Slamdance Film Review: Dave Made a Maze

Film Reviews

Dave Made a Maze

Slamdance Film Festival
Director: Bill Watterson

In what can only be described as a quirky, absurd comedy with a touch of horror-movie antics, Dave Made a Maze starts with Annie (Meera Rohit Kumbhani) coming home to a makeshift cardboard project sitting in her living room. Calling for her boyfriend Dave (Nick Thune), she quickly learns that he is inside of the cardboard mass, which he has dubbed a “labyrinth,” and that he is unable to find his way out. While she offers the solution of possibly crushing the maze in order to rescue him, he is opposed to the idea, saying that he is so close to actually finishing something in his life. He instead asks her to call his friend Gordon (Adam Busch) to help him find a way out. However, this plan completely spirals out of control as Annie and Dave’s apartment is soon overrun by friends, distant friends, a film crew trying to make a documentary and even foreign tourists.

Dave’s echoing voice warns the people who have come to see the maze that it is, in fact, extremely dangerous, and that no one should enter in order to save him. Annie, with a resolve of her own, decides to venture inside, trying to stay under the radar so that no one follows her. However, everyone enters the maze, where the walls, creatures and challenges are all made out of cardboard and paper, but the danger is very real. There is a psychological element to the maze, as everything that has been created is somehow connected to Dave’s subconscious will. Early on, the overly enthusiastic Jane (Kirsten Vangsness) is decapitated by a booby trap in the maze, yet the blood is only shown as red yarn spilling onto Annie as she screams. When she is finally done screaming, she picks up the yarn and asks “Is this my yarn?”

The rules of the maze seem to only make sense to Annie, Dave and to a certain extent, Gordon. While Dave did create the maze, it is obvious that the maze has taken on a life of its own. The fact that Annie and Gordon are the only people who can successfully understand the mechanics of the maze and what they need to do shows that at the core of it, they are the only ones who understand Dave as a person and where the maze may go next based on his quirks. And while everything is silly and impermanent, when the survivors leave the maze, there is no mention of those who met their demise at the many booby traps within.

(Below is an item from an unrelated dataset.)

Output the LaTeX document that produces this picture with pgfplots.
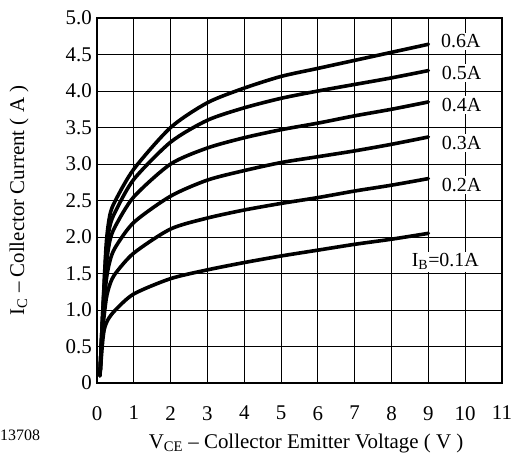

Visually speaking, the booby traps and various villains inside of the maze are complex and unique to watch. The special effects, most of which were filmed with stop motion, have a very colorfully stimulating feel to them, as the maze is never just cardboard, but a whole cacophony of art supplies and glitter, even in the darkest moments of the film. The Minotaur (John Hennigan) depicted as a muscular man with a cardboard bull’s head is both goofy and frightening, as he pursues Dave, Annie, Gordon and the film crew through the maze. It is really up to the viewer whether they want to see Dave’s maze as a metaphor for his own life and artistic pursuits, or if it is simply the reality in this universe. –Ali Shimkus


Audience Award for Narrative Feature Winner

Showtimes:
Jan. 21 // 8 p.m. // Ballroom
Jan. 23 // 10:30 a.m. // Ballroom

Screenings will be preceded by No Other Way to Say It (USA), directed by Tim Mason.